Nur ein paar Runden später und erst recht in der Endphase des Rennens suchten Zuschauer auf dem Wall der zerstörten Tribüne Plätze mit der besten Sicht; sie stiegen dafür auf blutverschmiertem Boden über die Trümmer. Das Rennen, so erklärte es der 80 Jahre alte Le-Mans-Rennleiter Charles Faroux später, wurde fortgesetzt, um einen plötzlichen Aufbruch der 250.000 Zuschauer und damit ein Chaos zu verhindern, das die Rettungsmaßnahmen erschwert hätte.

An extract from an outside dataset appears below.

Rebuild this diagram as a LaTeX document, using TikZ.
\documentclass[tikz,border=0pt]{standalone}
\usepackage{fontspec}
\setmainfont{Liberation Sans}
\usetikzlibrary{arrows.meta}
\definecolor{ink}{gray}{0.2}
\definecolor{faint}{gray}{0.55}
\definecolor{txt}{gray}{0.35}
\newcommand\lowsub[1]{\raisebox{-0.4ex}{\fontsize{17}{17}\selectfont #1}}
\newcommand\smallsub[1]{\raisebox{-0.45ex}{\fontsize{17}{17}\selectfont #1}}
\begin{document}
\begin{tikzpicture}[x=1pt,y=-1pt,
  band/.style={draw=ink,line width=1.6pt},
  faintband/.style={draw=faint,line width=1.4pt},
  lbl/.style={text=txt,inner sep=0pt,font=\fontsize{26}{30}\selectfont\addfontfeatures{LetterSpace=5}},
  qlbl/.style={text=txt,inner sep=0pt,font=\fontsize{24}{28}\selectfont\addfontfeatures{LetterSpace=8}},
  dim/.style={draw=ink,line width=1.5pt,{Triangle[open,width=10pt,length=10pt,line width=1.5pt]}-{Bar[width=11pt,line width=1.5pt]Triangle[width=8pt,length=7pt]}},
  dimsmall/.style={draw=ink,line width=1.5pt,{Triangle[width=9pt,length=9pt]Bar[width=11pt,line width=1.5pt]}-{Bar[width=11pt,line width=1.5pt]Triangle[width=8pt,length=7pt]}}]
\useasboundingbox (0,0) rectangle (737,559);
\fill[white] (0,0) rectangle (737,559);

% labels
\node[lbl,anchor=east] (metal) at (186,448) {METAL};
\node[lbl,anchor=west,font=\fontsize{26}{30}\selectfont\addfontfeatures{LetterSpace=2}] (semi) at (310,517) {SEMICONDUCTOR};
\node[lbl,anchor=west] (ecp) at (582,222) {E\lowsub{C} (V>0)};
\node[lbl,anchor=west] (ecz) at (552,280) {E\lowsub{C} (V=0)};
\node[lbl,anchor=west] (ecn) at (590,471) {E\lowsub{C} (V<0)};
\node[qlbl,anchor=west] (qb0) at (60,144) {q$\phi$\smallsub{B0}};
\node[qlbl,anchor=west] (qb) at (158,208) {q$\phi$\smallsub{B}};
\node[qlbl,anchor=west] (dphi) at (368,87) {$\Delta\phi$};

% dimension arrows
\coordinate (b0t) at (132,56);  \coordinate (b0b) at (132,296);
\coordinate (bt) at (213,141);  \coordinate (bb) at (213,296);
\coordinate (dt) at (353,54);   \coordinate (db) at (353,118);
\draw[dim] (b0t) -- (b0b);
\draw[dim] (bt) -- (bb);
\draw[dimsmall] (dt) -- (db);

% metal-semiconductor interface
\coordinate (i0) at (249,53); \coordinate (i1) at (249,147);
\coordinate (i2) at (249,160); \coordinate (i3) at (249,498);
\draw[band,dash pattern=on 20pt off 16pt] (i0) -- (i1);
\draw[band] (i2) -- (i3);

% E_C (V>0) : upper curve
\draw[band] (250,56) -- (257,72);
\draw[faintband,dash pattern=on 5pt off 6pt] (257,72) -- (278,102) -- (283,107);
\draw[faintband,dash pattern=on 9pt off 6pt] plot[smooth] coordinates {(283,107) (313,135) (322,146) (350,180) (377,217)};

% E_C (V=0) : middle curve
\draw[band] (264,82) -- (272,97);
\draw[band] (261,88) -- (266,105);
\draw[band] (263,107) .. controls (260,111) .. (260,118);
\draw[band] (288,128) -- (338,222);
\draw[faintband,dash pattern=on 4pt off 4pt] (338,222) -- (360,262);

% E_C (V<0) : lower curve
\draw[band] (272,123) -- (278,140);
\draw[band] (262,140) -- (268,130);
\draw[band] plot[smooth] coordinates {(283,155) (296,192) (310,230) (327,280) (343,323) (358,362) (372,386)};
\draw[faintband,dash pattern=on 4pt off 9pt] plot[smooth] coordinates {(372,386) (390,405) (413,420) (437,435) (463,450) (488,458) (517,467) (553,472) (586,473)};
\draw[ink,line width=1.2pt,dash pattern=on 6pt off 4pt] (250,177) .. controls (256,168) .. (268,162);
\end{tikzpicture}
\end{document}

Rennunfall bleibt für die Fahrer folgenlos
Es siegte der Mann, dessen riskantes Manöver das Unglück ausgelöst hatte. Der Engländer Mike Hawthorn überquerte mit dem Jaguar-D-Type nach 4135,38 Kilometern die Ziellinie.
Eine Untersuchungskommission stufte die Katastrophe als "reinen Rennunfall" ein - was eine Entlastung der beteiligten Fahrer und Rennställe war. Die Staatsanwaltschaft ermittelte, doch es kam nicht zu einem Gerichtsverfahren. Immerhin führte das Unglück dazu, dass die Sicherheitsvorkehrungen weltweit massiv erhöht wurden.
Rückkehr von Mercedes nach Le Mans nach 26 Jahren
Für Mercedes-Benz endete die Saison 1955 mit dem größtmöglichen Erfolg - und dem Ausstieg aus dem Motorsport: Nach dem Gewinn der Sportwagen-WM und Juan Manuel Fangios Triumph in der Formel 1 zog sich das Unternehmen zurück. Doch Le Mans war nicht der Anlass, sondern höchstens die letzte Bestätigung für eine Entscheidung, die das Unternehmen Monate zuvor gefasst hatte und die 30 Jahre bestand.
Am Wochenende wird die Erinnerung nicht nur durch den 70. Jahrestag der Katastrophe stimuliert, sondern auch durch den ersten Start von Mercedes-Rennwagen seit 26 Jahren auf dem berühmten Kurs. In der zweitrangigen GT3-Klasse fahren zwei AMG GT3 im Silberpfeil-Design für das Team Iron Lynx.